Duluth, Minnesota (OpEdNews) May 26, 2015: Before I saw the title of Rob Kall's article "Awe is a Bottom-up Experience" at OpEdNews.com (dated May 24, 2015), I had never before thought of awe as a bottom-up experience.
To tell the truth, I also had never thought of awe as a top-down experience either.
In any event, I am happy that Rob Kall has taken the position that awe is a bottom-up experience.
You see, if we were to imagine awe as a top-down experience, then we would most likely attribute it to God.
But it strikes me that we should think of the awe spectrum.
At one end of the awe spectrum are certain people who are incapable of having deep experiences of awe.
At the other end of the awe spectrum are persons who are able to draw fruit from deep experiences of awe such as profound mystical experiences.
In addition to deep experiences of awe such as profound mystical experiences, there are passing experiences of awe such as passing experiences of nature mysticism.
In addition to passing experiences of awe such as passing experiences of nature mysticism, literary artists report having epiphanies, from which they may be able to draw fruit.
In addition to literary artists having passing experiences of awe known as epiphanies, readers of works of imaginative literature may have experiences of awe -- known as experiences of the sublime -- from which they may be able to draw fruit.
In his new book THE DAEMON KNOWS: LITERARY GREATNESS AND THE AMERICAN SUBLIME (2015), Harold Bloom (born in 1930), a secular Jew in English at Yale, calls attention to the possible experience of the sublime that readers of imaginative literature may have, which involves the experience of awe.
In Aristotle's POETICS, he discusses the experience of pity and fear as a result of responding deeply to a work of literary imagination. No doubt the experience of such pity and fear involves the psychodynamics of awe.
No doubt the fear of God also involves the psychodynamics of awe.

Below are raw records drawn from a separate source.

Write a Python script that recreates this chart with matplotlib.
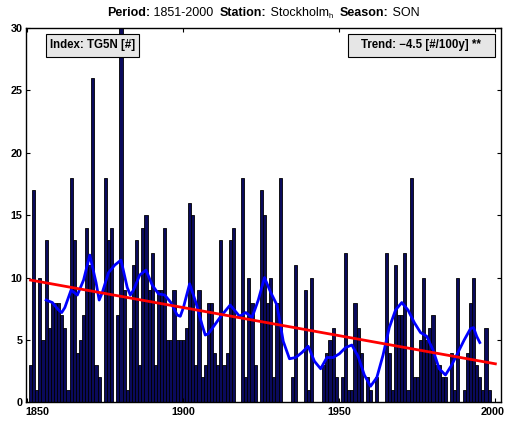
import matplotlib
matplotlib.use("Agg")
import matplotlib.pyplot as plt
from matplotlib import font_manager
from matplotlib.patches import Rectangle
from matplotlib.transforms import ScaledTranslation

# pick the regular-width Liberation Sans files (not the Narrow ones)
def find_font(name):
    for f in font_manager.findSystemFonts():
        if f.endswith(name):
            return f
    return None

reg_file = find_font('LiberationSans-Regular.ttf')
bold_file = find_font('LiberationSans-Bold.ttf')
if reg_file and bold_file:
    f_reg = font_manager.FontProperties(fname=reg_file)
    f_bold = font_manager.FontProperties(fname=bold_file)
else:
    f_reg = font_manager.FontProperties(family='DejaVu Sans')
    f_bold = font_manager.FontProperties(family='DejaVu Sans', weight='bold')

# yearly TG5N counts, 1851-2000 (1880 runs off the top of the axis)
years = list(range(1851, 2001))
counts = [
    3, 17, 1, 10, 5, 13, 6, 8, 8, 8,
    7, 6, 1, 18, 13, 4, 5, 7, 14, 11,
    26, 3, 2, 0, 18, 13, 14, 0, 7, 31,
    9, 1, 6, 11, 13, 3, 14, 15, 9, 12,
    3, 9, 9, 14, 5, 5, 9, 5, 5, 5,
    6, 16, 15, 3, 9, 2, 3, 8, 8, 4,
    3, 13, 3, 4, 13, 14, 0, 0, 18, 2,
    10, 8, 3, 0, 17, 15, 8, 10, 2, 8,
    18, 0, 0, 0, 2, 11, 0, 0, 9, 1,
    10, 0, 0, 0, 3, 4, 5, 6, 2, 0,
    2, 12, 1, 1, 8, 6, 4, 0, 2, 1,
    0, 2, 0, 0, 12, 4, 1, 11, 7, 7,
    12, 1, 18, 2, 2, 5, 10, 5, 6, 7,
    3, 3, 2, 2, 0, 4, 1, 10, 0, 1,
    4, 8, 10, 3, 2, 1, 6, 1, 0, 0,
]

# low-pass filtered curve
smooth_years = [1856, 1858, 1860, 1861, 1862, 1864, 1866, 1868, 1870, 1872,
                1873, 1874, 1876, 1878, 1880, 1882, 1883, 1884, 1886, 1888,
                1890, 1892, 1894, 1896, 1898, 1899, 1900, 1902, 1904, 1906,
                1907, 1908, 1910, 1912, 1914, 1915, 1916, 1918, 1920, 1922,
                1924, 1926, 1928, 1930, 1932, 1934, 1936, 1938, 1940, 1942,
                1944, 1946, 1948, 1950, 1952, 1954, 1956, 1958, 1960, 1962,
                1964, 1966, 1968, 1970, 1972, 1974, 1976, 1978, 1980, 1982,
                1984, 1986, 1988, 1990, 1992, 1993, 1994, 1995]
smooth_values = [8.2, 8.0, 7.4, 7.2, 7.6, 9.0, 8.6, 9.8, 11.8, 9.6,
                 8.2, 8.8, 10.4, 11.0, 11.4, 9.2, 8.6, 9.0, 10.2, 10.6,
                 9.4, 8.7, 8.6, 8.0, 7.0, 6.9, 7.6, 9.5, 8.0, 6.2,
                 5.4, 5.5, 6.2, 6.9, 7.5, 7.8, 7.5, 6.9, 7.2, 6.8,
                 8.2, 10.0, 8.8, 7.8, 4.9, 3.5, 3.6, 4.0, 4.5, 3.3,
                 2.7, 3.6, 3.6, 3.9, 4.4, 4.6, 3.7, 2.2, 1.3, 2.0,
                 3.8, 6.0, 7.4, 8.0, 7.4, 6.4, 5.6, 5.3, 4.2, 2.7,
                 2.2, 3.0, 4.0, 5.0, 5.9, 6.0, 5.3, 4.8]

trend_per_100y = -4.5
trend_start = 9.8  # trend value in 1851

title_parts = [("Period:", True), (" 1851-2000  ", False), ("Station:", True),
               (" Stockholm", False), ("h", False), ("  ", False),
               ("Season:", True), (" SON", False)]

fig = plt.figure(figsize=(5.06, 4.23), dpi=100)
ax = fig.add_axes([0.0514, 0.0485, 0.9387, 0.886])

ax.bar(years, counts, width=1.0, color='#0a0a5c', edgecolor='black', linewidth=0.6)
ax.plot(smooth_years, smooth_values, color='blue', linewidth=2)
trend_x = [years[0], years[-1]]
trend_y = [trend_start, trend_start + trend_per_100y * (years[-1] - years[0]) / 100]
ax.plot(trend_x, trend_y, color='red', linewidth=2)

ax.set_xlim(1849.55, 2001.8)
ax.set_ylim(0, 30)
ax.set_xticks([1850, 1900, 1950, 2000])
ax.set_yticks(range(0, 31, 5))
ax.tick_params(direction='in', length=3, width=0.8, top=True, right=True)
ax.tick_params(axis='x', pad=3.5)
ax.tick_params(axis='y', pad=2.5)
for lab in ax.get_xticklabels() + ax.get_yticklabels():
    lab.set_fontproperties(f_bold)
    lab.set_fontsize(7.8)
for s in ax.spines.values():
    s.set_linewidth(1.0)

# MATLAB-like nudges for the end labels of the x axis
xlabs = ax.get_xticklabels()
xlabs[0].set_transform(xlabs[0].get_transform() + ScaledTranslation(10 / 100, 0, fig.dpi_scale_trans))
xlabs[-1].set_transform(xlabs[-1].get_transform() + ScaledTranslation(-3 / 100, 0, fig.dpi_scale_trans))

# title built from bold / normal pieces laid side by side
fig.canvas.draw()
renderer = fig.canvas.get_renderer()
pieces = []
for txt, bold in title_parts:
    fp = (f_bold if bold else f_reg).copy()
    sub = txt == "h"
    fp.set_size(5.5 if sub else 9)
    t = fig.text(0, 0, txt, fontproperties=fp, ha='left', va='baseline')
    w = t.get_window_extent(renderer).width
    pieces.append((t, w, sub))
total = sum(p[1] for p in pieces)
x = 263 - total / 2
for t, w, sub in pieces:
    t.set_position((x / 506, (423 - (18.5 if sub else 16)) / 423))
    x += w

# annotation boxes
fb = f_bold.copy()
fb.set_size(8.3)
for x0, x1, label in [(0.042, 0.238, "Index: TG5N [#]"),
                      (0.678, 0.987, "Trend: \u22124.5 [#/100y] **")]:
    ax.add_patch(Rectangle((x0, 0.922), x1 - x0, 0.062, transform=ax.transAxes,
                           facecolor='#e6e6e6', edgecolor='black', linewidth=0.8,
                           zorder=5))
    ax.text((x0 + x1) / 2, 0.953, label, transform=ax.transAxes, fontproperties=fb,
            ha='center', va='center', zorder=6)

fig.savefig('out.png', dpi=100)
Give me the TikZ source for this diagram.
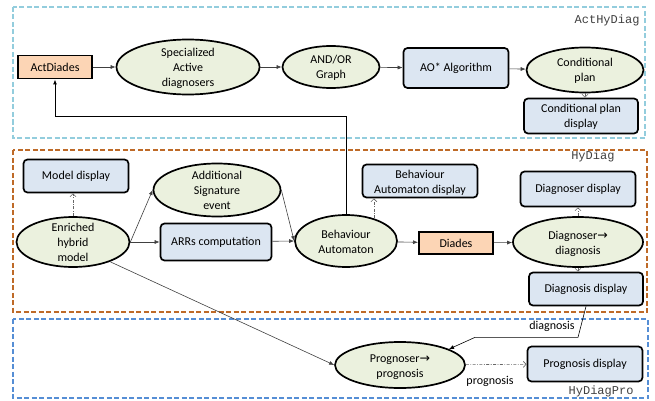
\documentclass[tikz,border=0pt]{standalone}
\usepackage{fontspec}
\setmainfont{Carlito}
\newfontfamily\codefont{Liberation Mono}
\newfontfamily\arrowfont{DejaVu Sans}
\usetikzlibrary{arrows.meta,shapes.geometric}
\definecolor{ellfill}{HTML}{EBF1DE}
\definecolor{boxfill}{HTML}{DCE6F2}
\definecolor{orfill}{HTML}{FCD5B5}
\definecolor{actframe}{HTML}{93CDDD}
\definecolor{hyframe}{HTML}{BE6A28}
\definecolor{proframe}{HTML}{558ED5}
\newcommand{\lns}[1]{\smash{\raisebox{-4.5pt}{\begin{tabular}{@{}c@{}}#1\end{tabular}}}}
\newcommand{\goesto}{{\arrowfont\fontsize{12.5}{15}\selectfont →}}

\begin{document}
\begin{tikzpicture}[x=1pt,y=-1pt,font=\fontsize{12}{15}\selectfont,
  ell/.style = {ellipse,draw,line width=1.7pt,fill=ellfill,inner sep=0pt},
  rbox/.style = {rectangle,rounded corners=4pt,draw,line width=1.7pt,fill=boxfill,inner sep=0pt},
  obox/.style = {rectangle,draw,line width=1.9pt,fill=orfill,inner sep=0pt},
  arr/.style = {draw=black!75,line width=0.6pt,-{Latex[length=5pt,width=4pt]}},
  disp/.style = {draw=black!60,line width=0.6pt,dash pattern=on 3pt off 1.5pt on 0.8pt off 1.5pt,-{Straight Barb[length=3pt,width=6pt]}},
  zone/.style = {line width=1.4pt,dash pattern=on 5pt off 2.5pt},
  zonelabel/.style = {font=\codefont\fontsize{12}{14}\selectfont,text=black!75,anchor=east}]
\useasboundingbox (0,0) rectangle (655,401);

\draw[zone,actframe] (13,7) rectangle (645,138);
\draw[zone,hyframe] (13,150) rectangle (647,312);
\draw[zone,proframe] (13,319) rectangle (648,398);
\node[zonelabel] (acttag) at (643,20) {ActHyDiag};
\node[zonelabel] (hytag) at (618,156) {HyDiag};
\node[zonelabel] (protag) at (637,391) {HyDiagPro};

\node[obox,minimum width=74pt,minimum height=23pt] (act) at (55,67) {ActDiades};
\node[ell,minimum width=143pt,minimum height=55pt] (spec) at (188,67) {\lns{Specialized\\Active\\diagnosers}};
\node[ell,minimum width=97pt,minimum height=42pt] (aog) at (331,67) {\lns{AND/OR\\Graph}};
\node[rbox,minimum width=105pt,minimum height=40pt] (aostar) at (456,68) {AO* Algorithm};
\node[ell,minimum width=117pt,minimum height=45pt] (cond) at (585,70) {\lns{Conditional\\plan}};
\node[rbox,minimum width=114pt,minimum height=35pt] (cpd) at (581,116) {\lns{Conditional plan\\display}};

\node[rbox,minimum width=105pt,minimum height=33pt] (md) at (76,176) {Model display};
\node[ell,minimum width=127pt,minimum height=53pt] (add) at (217,190) {\lns{Additional\\Signature\\event}};
\node[ell,minimum width=113pt,minimum height=50pt] (enr) at (73,242) {\lns{Enriched\\hybrid\\model}};
\node[rbox,minimum width=111pt,minimum height=37pt] (arrs) at (216,242) {ARRs computation};
\node[ell,minimum width=102pt,minimum height=52pt] (ba) at (346,241) {\lns{Behaviour\\Automaton}};
\node[rbox,minimum width=115pt,minimum height=33pt] (bad) at (420,181) {\lns{Behaviour\\Automaton display}};
\node[obox,minimum width=74pt,minimum height=22pt] (diades) at (456,243) {Diades};
\node[ell,minimum width=130pt,minimum height=50pt] (dgn) at (578,242) {\lns{Diagnoser\goesto\\diagnosis}};
\node[rbox,minimum width=115pt,minimum height=35pt] (dgd) at (578,189) {Diagnoser display};
\node[rbox,minimum width=114pt,minimum height=33pt] (dsd) at (586,289) {Diagnosis display};

\node[ell,minimum width=130pt,minimum height=46pt] (prog) at (400,365) {\lns{Prognoser\goesto\\prognosis}};
\node[rbox,minimum width=115pt,minimum height=35pt] (pd) at (585,364) {Prognosis display};
\node (dlab) at (552,326) {diagnosis};
\node (plab) at (490,381) {prognosis};

\draw[arr] (act) -- (spec);
\draw[arr] (spec) -- (aog);
\draw[arr] (aog) -- (aostar);
\draw[arr] (aostar) -- (cond);
\draw[disp] (cond.south) -- (cond.south |- cpd.north);
\draw[disp] (enr.north) -- (enr.north |- md.south);
\draw[arr] (enr.east) -- (add.west);
\draw[arr] (enr) -- (arrs);
\draw[arr] (add.east) -- (ba.west);
\draw[arr] (arrs) -- (ba.west);
\draw[disp] (ba.39) -- (ba.39 |- bad.south);
\draw[arr] (ba) -- (diades);
\draw[arr] (diades) -- (dgn);
\draw[disp] (dgn.north) -- (dgn.north |- dgd.south);
\draw[disp] (dgn.south) -- (dgn.south |- dsd.north);
\draw[line width=0.9pt,-{Latex[length=5pt,width=4pt]}] (ba.north) -- ++(0,-98) -| (act.south);
\draw[arr] (enr.-28) -- (prog.west);
\draw[arr,draw=black] (dsd.south) -- ++(-8,31) -- ++(-103,0) -- (prog.18);
\draw[disp] (prog) -- (pd);
\end{tikzpicture}
\end{document}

In his landmark philosophical treatise INSIGHT: A STUDY OF HUMAN UNDERSTANDING (5th ed., 1992; 1st ed., 1957), the Canadian Jesuit philosopher and theologian Bernard Lonergan (1904-1984) calls attention to another kind of experience of awe -- the experience of awe involved in having an insight
However, in all kinds of experiences of awe, the trick is to draw fruit from the experience of awe and thereby expand one's consciousness not just in the moment of the experience of awe but in a deeper and transformative way.